After a massive heart attack 32 years ago, Marilyn Buckholz was admitted to the hospital for heart failure several times a year. It impacted her productivity and quality of life.

“All of the sudden, it’s like I can’t breathe at all and I have to call the ambulance,” she says.

When in heart failure, the heart can’t adequately pump fluid around the body. As a result, fluid can accumulate in different areas, including the lungs and tissues. Symptoms include shortness of breath, coughing, exhaustion and swelling of the abdomen, legs, feet and ankles. These symptoms can present gradually, but many times they may affect patients unexpectedly. Complications from the disease send many of them back to the hospital again and again.

Research also shows that heart failure patients with more hospitalizations die sooner than those with fewer trips to the hospital. But a piece of technology smaller than an AA battery has proven to keep these patients from re-admittance, and University Hospitals is lending its expertise as a national training site for the program.

Five years ago, Ms. Buckholz enrolled in the CardioMEMS program at UH. Abbott’s CardioMEMS is a miniature, wireless sensor, implanted into the patient’s pulmonary artery. It monitors pulmonary artery pressures. Data from the sensor is transmitted directly to the University Hospitals Harrington Heart & Vascular Institute heart failure team at UH Cleveland Medical Center. The information allows the team to make adjustments to diuretic and other medications at the earliest signs of PA pressure abnormalities. Making medication and diet changes before a patient begins to feel bad keeps them from returning to the hospital.

The CardioMEMS sensor is roughly the size of a dime

Currently the heart failure team at UH Cleveland Medical Center manages more than 100 heart failure patients – with impressive results. UH has seen a 70 percent reduction in heart failure readmissions for patients with CardioMEMS.

“I have not been in the hospital once since I got the CardioMEMS,” Ms. Buckholz says.

To record her results and transmit them to her heart failure team, Ms. Buckholz lies on a special pillow for a short time each day. The pillow gathers the information from the sensor in her pulmonary artery and sends it to Heather Blume, CNP.

“Whenever I see Heather Blume come up on my phone I’m like, ‘Uh oh!’” Ms. Buckholz says.

“If Marilyn ate a salty dinner the night before, I’ll know without her telling me. Her sensor will tell me,” Ms. Blume says. “Then, we can make any needed adjustments before things get out of control.”

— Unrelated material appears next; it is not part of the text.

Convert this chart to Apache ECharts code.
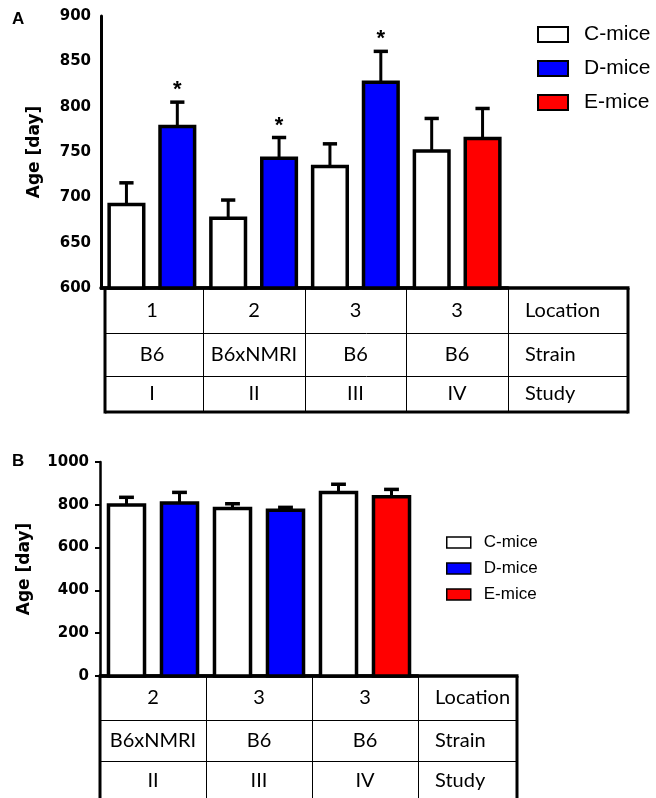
<!DOCTYPE html>
<html>
<head>
<meta charset="utf-8">
<script src="https://cdn.jsdelivr.net/npm/echarts@6/dist/echarts.min.js"></script>
<style>
  html, body { margin: 0; padding: 0; background: #fff; }
  #chart { width: 656px; height: 798px; }
</style>
</head>
<body>
<div id="chart"></div>
<script>
// ---- panel A data ----
const studyA = ['I', 'II', 'III', 'IV'];
const locationA = ['1', '2', '3', '3'];
const strainA = ['B6', 'B6xNMRI', 'B6', 'B6'];
const cMiceA = [692, 677, 734, 751];
const cErrA = [24, 20, 25, 36];
const dMiceA = [778, 743, 827, null];
const dErrA = [27, 23, 34, null];
const eMiceA = [null, null, null, 765];
const eErrA = [null, null, null, 33];
const starA = [1, 1, 1, 0]; // * over D-mice bars

// ---- panel B data ----
const studyB = ['II', 'III', 'IV'];
const locationB = ['2', '3', '3'];
const strainB = ['B6xNMRI', 'B6', 'B6'];
const cMiceB = [799, 783, 857];
const cErrB = [36, 22, 39];
const dMiceB = [808, 774, null];
const dErrB = [50, 14, null];
const eMiceB = [null, null, 838];
const eErrB = [null, null, 34];

const rowNames = ['Location', 'Strain', 'Study'];
const colors = { c: '#ffffff', d: '#0000ff', e: '#ff0000' };

const chart = echarts.init(document.getElementById('chart'));

// [category, value, error, star]
const toPoints = (vals, errs, stars) =>
    vals.map((v, i) => (v == null ? null : [i, v, errs[i], stars ? stars[i] : 0])).filter(Boolean);

// bar + upper error bar, slot -1 = left bar of pair, +1 = right bar
const barRender = (slot, base) => (params, api) => {
    const cat = api.value(0);
    const val = api.value(1);
    const top = api.coord([cat, val]);
    const bottom = api.coord([cat, base]);
    const errTop = api.coord([cat, val + api.value(2)])[1];
    const band = api.size([1, 0])[0];
    const w = band * 0.34;
    const cx = top[0] + slot * band * 0.25;
    const cap = band * 0.14;
    const children = [
        { type: 'line', shape: { x1: cx, y1: top[1], x2: cx, y2: errTop }, style: { stroke: '#000', lineWidth: 3 } },
        { type: 'line', shape: { x1: cx - cap / 2, y1: errTop, x2: cx + cap / 2, y2: errTop }, style: { stroke: '#000', lineWidth: 3.5 } },
        {
            type: 'rect',
            shape: { x: cx - w / 2, y: top[1], width: w, height: bottom[1] - top[1] },
            style: { fill: api.visual('color'), stroke: '#000', lineWidth: 3.5 },
        },
    ];
    if (api.value(3)) {
        children.push({
            type: 'text',
            style: {
                text: '*', x: cx, y: errTop - 12,
                align: 'center', verticalAlign: 'middle', textAlign: 'center', textVerticalAlign: 'middle',
                font: 'bold 22px "Liberation Sans"', fill: '#000',
            },
        });
    }
    return { type: 'group', children };
};

const makeSeries = (name, color, idx, slot, base, data) => ({
    name,
    type: 'custom',
    xAxisIndex: idx,
    yAxisIndex: idx,
    itemStyle: { color },
    encode: { x: 0, y: 1 },
    renderItem: barRender(slot, base),
    data,
    silent: true,
});

const legendData = (bw) => [
    { name: 'C-mice', itemStyle: { color: colors.c, borderColor: '#000', borderWidth: bw } },
    { name: 'D-mice', itemStyle: { color: colors.d, borderColor: '#000', borderWidth: bw } },
    { name: 'E-mice', itemStyle: { color: colors.e, borderColor: '#000', borderWidth: bw } },
];

const boldTick = { fontFamily: 'DejaVu Sans', fontWeight: 'bold', fontSize: 15, color: '#000', formatter: (v) => String(v) };
const axisName = { fontFamily: 'DejaVu Sans', fontWeight: 'bold', fontSize: 17, color: '#000' };
const panelTitle = { fontFamily: 'Liberation Sans', fontWeight: 'bold', fontSize: 17, color: '#000' };

const option = {
    animation: false,
    title: [
        { text: 'A', left: 12, top: 11, padding: 0, textStyle: panelTitle },
        { text: 'B', left: 12, top: 453, padding: 0, textStyle: panelTitle },
    ],
    legend: [
        {
            orient: 'vertical', left: 537, top: 24, padding: 0,
            icon: 'rect', itemWidth: 30, itemHeight: 15, itemGap: 13, selectedMode: false,
            textStyle: { fontFamily: 'Liberation Sans', fontSize: 21, color: '#000', padding: [0, 0, 0, 11] },
            data: legendData(2),
        },
        {
            orient: 'vertical', left: 446, top: 534, padding: 0,
            icon: 'rect', itemWidth: 24, itemHeight: 11, itemGap: 9, selectedMode: false,
            textStyle: { fontFamily: 'Liberation Sans', fontSize: 17, color: '#000', padding: [0, 0, 0, 8] },
            data: legendData(1.5),
        },
    ],
    grid: [
        { left: 101, top: 16, width: 407, height: 272 },
        { left: 100, top: 462, width: 318, height: 214 },
    ],
    xAxis: [
        {
            gridIndex: 0, type: 'category', data: studyA,
            axisLine: { lineStyle: { color: '#000', width: 3.5 } },
            axisTick: { show: false }, axisLabel: { show: false }, splitLine: { show: false },
        },
        {
            gridIndex: 1, type: 'category', data: studyB,
            axisLine: { lineStyle: { color: '#000', width: 3.5 } },
            axisTick: { show: false }, axisLabel: { show: false }, splitLine: { show: false },
        },
    ],
    yAxis: [
        {
            gridIndex: 0, type: 'value', min: 600, max: 900, interval: 50,
            name: 'Age [day]', nameLocation: 'middle', nameRotate: 90, nameGap: 58, nameTextStyle: axisName,
            axisLine: { show: true, lineStyle: { color: '#000', width: 3 } },
            axisTick: { show: false },
            axisLabel: Object.assign({ margin: 10 }, boldTick),
            splitLine: { show: false },
        },
        {
            gridIndex: 1, type: 'value', min: 0, max: 1000, interval: 200,
            name: 'Age [day]', nameLocation: 'middle', nameRotate: 90, nameGap: 67, nameTextStyle: axisName,
            axisLine: { show: true, lineStyle: { color: '#000', width: 2.5 } },
            axisTick: { show: true, length: 5, lineStyle: { color: '#000', width: 2 } },
            axisLabel: Object.assign({ margin: 11 }, boldTick),
            splitLine: { show: false },
        },
    ],
    series: [
        makeSeries('C-mice', colors.c, 0, -1, 600, toPoints(cMiceA, cErrA)),
        makeSeries('D-mice', colors.d, 0, 1, 600, toPoints(dMiceA, dErrA, starA)),
        makeSeries('E-mice', colors.e, 0, 1, 600, toPoints(eMiceA, eErrA)),
        makeSeries('C-mice', colors.c, 1, -1, 0, toPoints(cMiceB, cErrB)),
        makeSeries('D-mice', colors.d, 1, 1, 0, toPoints(dMiceB, dErrB)),
        makeSeries('E-mice', colors.e, 1, 1, 0, toPoints(eMiceB, eErrB)),
    ],
};
chart.setOption(option);

// table under each panel, columns follow the category axis
const tableFont = '20px Lato';
const buildTable = (axisIdx, top, rowH, rightEdge, inset, cols, closed) => {
    const c0 = chart.convertToPixel({ xAxisIndex: axisIdx }, 0);
    const c1 = chart.convertToPixel({ xAxisIndex: axisIdx }, 1);
    const band = c1 - c0;
    const n = cols[0].length;
    const bounds = [];
    for (let i = 0; i <= n; i++) bounds.push(Math.round(c0 - band / 2 + i * band));
    const left = bounds[0] + inset;
    const ys = [top];
    rowH.forEach((h) => ys.push(ys[ys.length - 1] + h));
    const bottom = closed ? ys[ys.length - 1] : 800;
    const els = [];
    const line = (x1, y1, x2, y2, lw) =>
        els.push({ type: 'line', silent: true, shape: { x1, y1, x2, y2 }, style: { stroke: '#000', lineWidth: lw } });

    for (let r = 1; r < rowH.length; r++) line(left, ys[r] + 0.5, rightEdge, ys[r] + 0.5, 1);
    for (let i = 1; i <= n; i++) line(bounds[i] + 0.5, top, bounds[i] + 0.5, bottom, 1);
    line(bounds[0] - 1, top, rightEdge + 1.5, top, 3.5);
    line(left, top, left, bottom + (closed ? 1.5 : 0), 3);
    line(rightEdge, top, rightEdge, bottom + (closed ? 1.5 : 0), 3);
    if (closed) line(left, bottom, rightEdge, bottom, 3);

    cols.forEach((col, r) => {
        const cy = (ys[r] + ys[r + 1]) / 2;
        col.forEach((txt, i) => {
            els.push({
                type: 'text', silent: true,
                style: {
                    text: txt, x: (bounds[i] + bounds[i + 1]) / 2, y: cy,
                    align: 'center', verticalAlign: 'middle', textAlign: 'center', textVerticalAlign: 'middle',
                    font: tableFont, fill: '#000',
                },
            });
        });
        els.push({
            type: 'text', silent: true,
            style: {
                text: rowNames[r], x: bounds[n] + 17, y: cy,
                align: 'left', verticalAlign: 'middle', textAlign: 'left', textVerticalAlign: 'middle',
                font: tableFont, fill: '#000',
            },
        });
    });
    return els;
};

chart.setOption({
    graphic: {
        elements: [
            ...buildTable(0, 288, [45, 43, 36], 628, 4, [locationA, strainA, studyA], true),
            ...buildTable(1, 676, [44, 41, 40], 517, 0, [locationB, strainB, studyB], false),
        ],
    },
});
</script>
</body>
</html>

The heart failure specialists at UH Cleveland Medical Center were early adopters of CardioMEMS. Since the program’s inception in 2015, UH has served as a national training site for other caregivers.

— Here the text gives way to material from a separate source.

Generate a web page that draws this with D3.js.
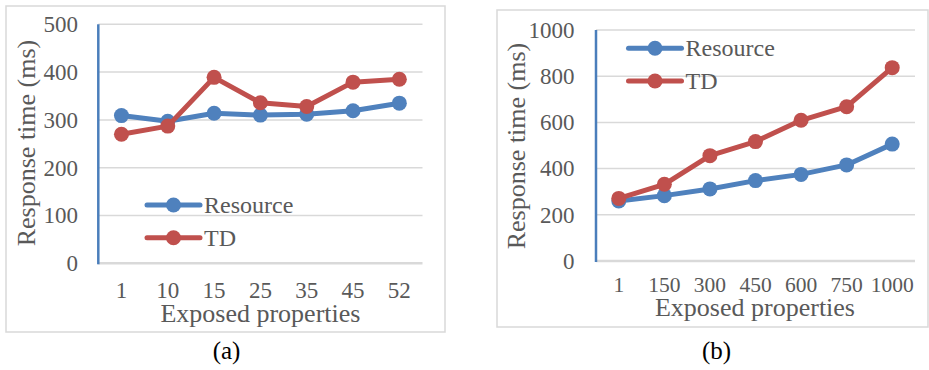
<!DOCTYPE html>
<html>
<head>
<meta charset="utf-8">
<script src="https://cdn.jsdelivr.net/npm/d3@7"></script>
<style>
  html, body { margin: 0; padding: 0; background: #fff; }
  svg { display: block; }
  text { font-family: "Liberation Serif", "Times New Roman", serif; }
</style>
</head>
<body>
<svg id="chart" width="929" height="370"></svg>
<script>
// Panel (a): response time vs. exposed properties, small range
const catsA = ["1", "10", "15", "25", "35", "45", "52"];
const resourceA = [309, 297, 314, 310, 312, 319, 335];
const tdA = [270, 287, 389, 336, 328, 379, 385];
const yTicksA = [0, 100, 200, 300, 400, 500];

// Panel (b): response time vs. exposed properties, large range
const catsB = ["1", "150", "300", "450", "600", "750", "1000"];
const resourceB = [260, 283, 312, 348, 375, 416, 506];
const tdB = [271, 332, 456, 517, 609, 668, 837];
const yTicksB = [0, 200, 400, 600, 800, 1000];

const seriesNames = ["Resource", "TD"];
const seriesColors = ["#4f81bd", "#c0504d"];

const svg = d3.select("#chart");
const textColor = "#595959";

function panel(cfg) {
  const g = svg.append("g");

  // outer frame
  g.append("rect")
    .attr("x", cfg.frame[0]).attr("y", cfg.frame[1])
    .attr("width", cfg.frame[2]).attr("height", cfg.frame[3])
    .attr("fill", "#fff").attr("stroke", "#d9d9d9").attr("stroke-width", 1.5);

  const x = d3.scaleBand().domain(cfg.cats).range([cfg.left, cfg.right]).paddingInner(0).paddingOuter(0);
  const y = d3.scaleLinear().domain([0, cfg.yMax]).range([cfg.bottom, cfg.top]);
  const cx = d => x(d) + x.bandwidth() / 2;

  // horizontal gridlines
  g.selectAll(".grid").data(cfg.yTicks.filter(v => v > 0)).enter().append("line")
    .attr("x1", cfg.left).attr("x2", cfg.right)
    .attr("y1", d => y(d)).attr("y2", d => y(d))
    .attr("stroke", "#d9d9d9").attr("stroke-width", 1.5);

  // category axis line
  g.append("line")
    .attr("x1", cfg.left).attr("x2", cfg.right)
    .attr("y1", y(0)).attr("y2", y(0))
    .attr("stroke", "#d9d9d9").attr("stroke-width", 2.5);

  // value axis line
  g.append("line")
    .attr("x1", cfg.left).attr("x2", cfg.left)
    .attr("y1", y(cfg.yMax)).attr("y2", y(0) + 1)
    .attr("stroke", "#4a7ebb").attr("stroke-width", 2.5);

  // y tick labels
  g.selectAll(".ytick").data(cfg.yTicks).enter().append("text")
    .attr("x", cfg.yLabelX).attr("y", d => y(d)).attr("dy", "0.34em")
    .attr("text-anchor", "end").attr("font-size", 23).attr("fill", textColor)
    .text(d => d);

  // x tick labels
  g.selectAll(".xtick").data(cfg.cats).enter().append("text")
    .attr("x", d => cx(d)).attr("y", cfg.xLabelY)
    .attr("text-anchor", "middle").attr("font-size", cfg.xFont).attr("fill", textColor)
    .text(d => d);

  // axis titles
  g.append("text")
    .attr("x", (cfg.left + cfg.right) / 2 + cfg.xTitleShift).attr("y", cfg.xTitleY)
    .attr("text-anchor", "middle").attr("font-size", 26).attr("fill", textColor)
    .text("Exposed properties");
  g.append("text")
    .attr("transform", `translate(${cfg.yTitleX},${cfg.yTitleY}) rotate(-90)`)
    .attr("text-anchor", "middle").attr("font-size", 26).attr("fill", textColor)
    .text("Response time (ms)");

  // series lines and markers
  const line = d3.line().x((d, i) => cx(cfg.cats[i])).y(d => y(d));
  cfg.series.forEach((vals, si) => {
    g.append("path").datum(vals)
      .attr("d", line).attr("fill", "none")
      .attr("stroke", seriesColors[si]).attr("stroke-width", 5)
      .attr("stroke-linejoin", "round");
    g.selectAll(".pt" + si).data(vals).enter().append("circle")
      .attr("cx", (d, i) => cx(cfg.cats[i])).attr("cy", d => y(d))
      .attr("r", 7.5).attr("fill", seriesColors[si]);
  });

  // legend
  seriesNames.forEach((name, si) => {
    const ly = cfg.legend[1] + si * cfg.legendGap;
    const lx = cfg.legend[0];
    g.append("line")
      .attr("x1", lx).attr("x2", lx + 53).attr("y1", ly).attr("y2", ly)
      .attr("stroke", seriesColors[si]).attr("stroke-width", 5).attr("stroke-linecap", "round");
    g.append("circle").attr("cx", lx + 26.5).attr("cy", ly).attr("r", 7.5).attr("fill", seriesColors[si]);
    g.append("text")
      .attr("x", lx + 57).attr("y", ly).attr("dy", "0.34em")
      .attr("font-size", 24).attr("fill", textColor)
      .text(name);
  });

  // caption
  g.append("text")
    .attr("x", cfg.caption[0]).attr("y", cfg.caption[1])
    .attr("text-anchor", "middle").attr("font-size", 25).attr("fill", "#000")
    .text(cfg.captionText);
}

panel({
  frame: [6, 6, 439, 326],
  cats: catsA, series: [resourceA, tdA], yMax: 500, yTicks: yTicksA,
  left: 98.3, right: 422.5, top: 24.3, bottom: 263.3,
  yLabelX: 78, xLabelY: 298, xFont: 23,
  xTitleY: 322, xTitleShift: 0,
  yTitleX: 35, yTitleY: 143,
  legend: [147, 205], legendGap: 32.7,
  caption: [226.5, 358.5], captionText: "(a)"
});

panel({
  frame: [497, 10, 431, 317],
  cats: catsB, series: [resourceB, tdB], yMax: 1000, yTicks: yTicksB,
  left: 596, right: 915, top: 30, bottom: 261,
  yLabelX: 574.5, xLabelY: 292, xFont: 21.5,
  xTitleY: 316, xTitleShift: -0.5,
  yTitleX: 525, yTitleY: 146,
  legend: [628.5, 48.3], legendGap: 32.7,
  caption: [716.5, 358.5], captionText: "(b)"
});
</script>
</body>
</html>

“We have trained dozens of heart failure teams from hospitals across the country,” Ms. Blume says. “We’re proud that they’re taking the knowledge and experience gained with us to improve the lives of heart failure patients elsewhere.”

All of the caregivers involved in the program have embraced a team approach leading to successes in insurance pre-authorization, data management, patient communication and research.

Predicting which heart failure patients will be re-hospitalized is difficult and there is still much to learn. But tracking pulmonary artery pressures is a proven way to get ahead of heart failure before it progresses and keep patients living longer, more fulfilling lives.